Last month, scientists at North Carolina State University, in Raleigh, announced a thrilling discovery. The 70-million-year-old fossil of a Tyrannosaurus rex that had been excavated in 2003 contained blood vessels and other soft tissues. Such tissues have never been recovered in a dinosaur bone. The specimen could provide new clues to the biological makeup of the animals.
The fossil was found at Montana's Hell Creek Formation, a remote area that is rich in dinosaur remains. Scientists believe that this T. rex weighed five tons and was 40 feet tall. The thighbone is so big and heavy that field researchers had to break it in half to load it onto a helicopter.
A Very Lucky Break
In the lab, paleontologists noticed unusual tissue fragments lining the
walls of the bone's marrow cavity. Normally, after a few million years,
soft tissues are replaced by mineral deposits. The scientists soaked the
bone in weak acid to remove the minerals. After the minerals dissolved,
a clear stretchy material was left behind. "It was totally shocking,"

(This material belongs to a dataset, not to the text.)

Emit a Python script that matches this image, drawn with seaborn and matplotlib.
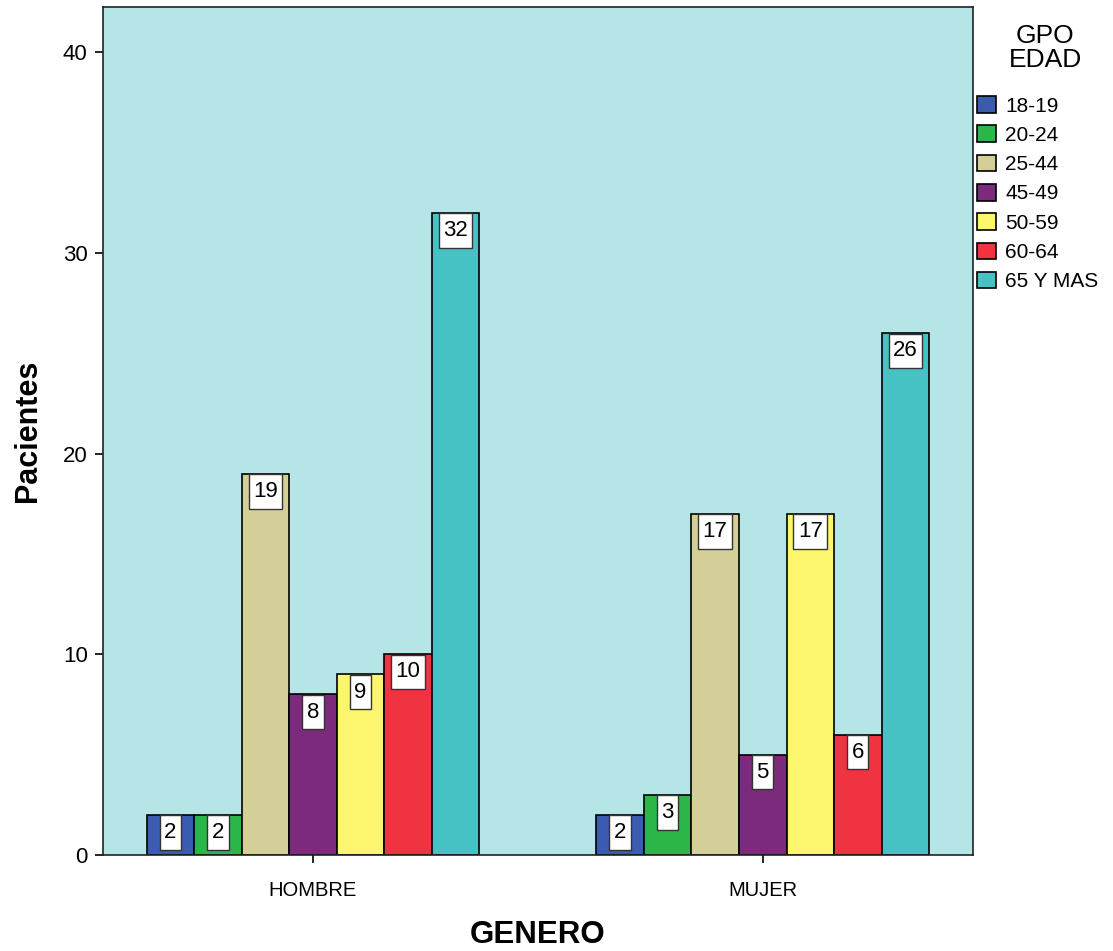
import matplotlib
matplotlib.use("Agg")
import matplotlib.pyplot as plt
from matplotlib.path import Path
import seaborn as sns
import pandas as pd

# Patients by gender and age group
generos = ["HOMBRE", "MUJER"]
grupos_edad = ["18-19", "20-24", "25-44", "45-49", "50-59", "60-64", "65 Y MAS"]
hombre = [2, 2, 19, 8, 9, 10, 32]
mujer = [2, 3, 17, 5, 17, 6, 26]

colores = ["#3a5bb0", "#2bb64a", "#d4cf98", "#7c2a7c", "#fcf66e", "#ef3340", "#47c2c4"]

df = pd.DataFrame({
    "GENERO": [generos[0]] * len(grupos_edad) + [generos[1]] * len(grupos_edad),
    "GPO EDAD": grupos_edad * 2,
    "Pacientes": hombre + mujer,
})

sns.set_style("white")
plt.rcParams["font.family"] = ["Liberation Sans", "DejaVu Sans"]
for k in ("text.color", "axes.labelcolor", "xtick.color", "ytick.color"):
    plt.rcParams[k] = "black"


def caja(x0, y0, width, height, mutation_size):
    """Label box with separate horizontal and vertical padding."""
    px = 0.2 * mutation_size
    py = 0.3 * mutation_size
    return Path([(x0 - px, y0 - py), (x0 + width + px, y0 - py),
                 (x0 + width + px, y0 + height + py), (x0 - px, y0 + height + py),
                 (x0 - px, y0 - py)], closed=True)


fig = plt.figure(figsize=(11.13, 9.51), dpi=100)
ax = fig.add_axes([0.0925, 0.101, 0.7815, 0.8916])
ax.set_facecolor("#b5e5e6")

sns.barplot(data=df, x="GENERO", y="Pacientes", hue="GPO EDAD",
            hue_order=grupos_edad, order=generos, palette=colores,
            width=0.74, edgecolor="black", linewidth=1.2, saturation=1,
            errorbar=None, ax=ax, zorder=2)

# value labels in white boxes hanging from each bar top
for cont in ax.containers:
    for bar in cont:
        h = bar.get_height()
        ax.annotate(f"{int(h)}", (bar.get_x() + bar.get_width() / 2, h),
                    xytext=(0, -5.2), textcoords="offset points",
                    ha="center", va="top", fontsize=16, zorder=5,
                    bbox=dict(boxstyle=caja, fc="white",
                              ec="#333333", lw=1.0))

ax.set_ylim(0, 42.25)
ax.set_xlim(-0.467, 1.467)
ax.set_yticks([0, 10, 20, 30, 40])
ax.tick_params(axis="y", labelsize=16, length=6, width=1.2, left=True, pad=5)
ax.tick_params(axis="x", labelsize=14.5, length=6, width=1.2, bottom=True, pad=13)
for s in ax.spines.values():
    s.set_color("#222222")
    s.set_linewidth(1.2)

ax.set_ylabel("Pacientes", fontsize=22, fontweight="bold", labelpad=14)
ax.set_xlabel("GENERO", fontsize=22.5, fontweight="bold", labelpad=14)

leg = ax.legend(loc="upper left", bbox_to_anchor=(1.0, 0.9),
                frameon=False, fontsize=15,
                handlelength=0.92, handleheight=0.85, handletextpad=0.45,
                labelspacing=0.47, borderaxespad=0.0, borderpad=0.2)
for h in leg.legend_handles:
    h.set_edgecolor("black")
fig.text(0.939, 0.975, "GPO\nEDAD", ha="center", va="top", fontsize=19,
         linespacing=1.0)

fig.savefig("out.png", dpi=100)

said team leader Mary Schweitzer.
A microscope revealed that the tissues contain tiny blood vessels and reddish-brown dots that are thought to be cells' nuclei, or central structures. The T. rex vessels are almost identical to those found in modern ostrich bones. Scientist believe that this could support the theory that birds are living descendants of dinosaurs.
A Real-Life Jurassic Park?
Some researchers hope to recover dinosaur DNA--the chemical that makes
up genes--from the tissues. That notion raised an interesting question
for dinosaur fans: If DNA is recovered, could it be used to clone
dinosaurs, as scientists did in the film Jurassic Park?
"There's no Jurassic Park scenario," cautions Hans-Dieter Sues, a paleontologist at the National Museum of Natural History in Washington, D.C. "But there's lots of biological information locked in this material."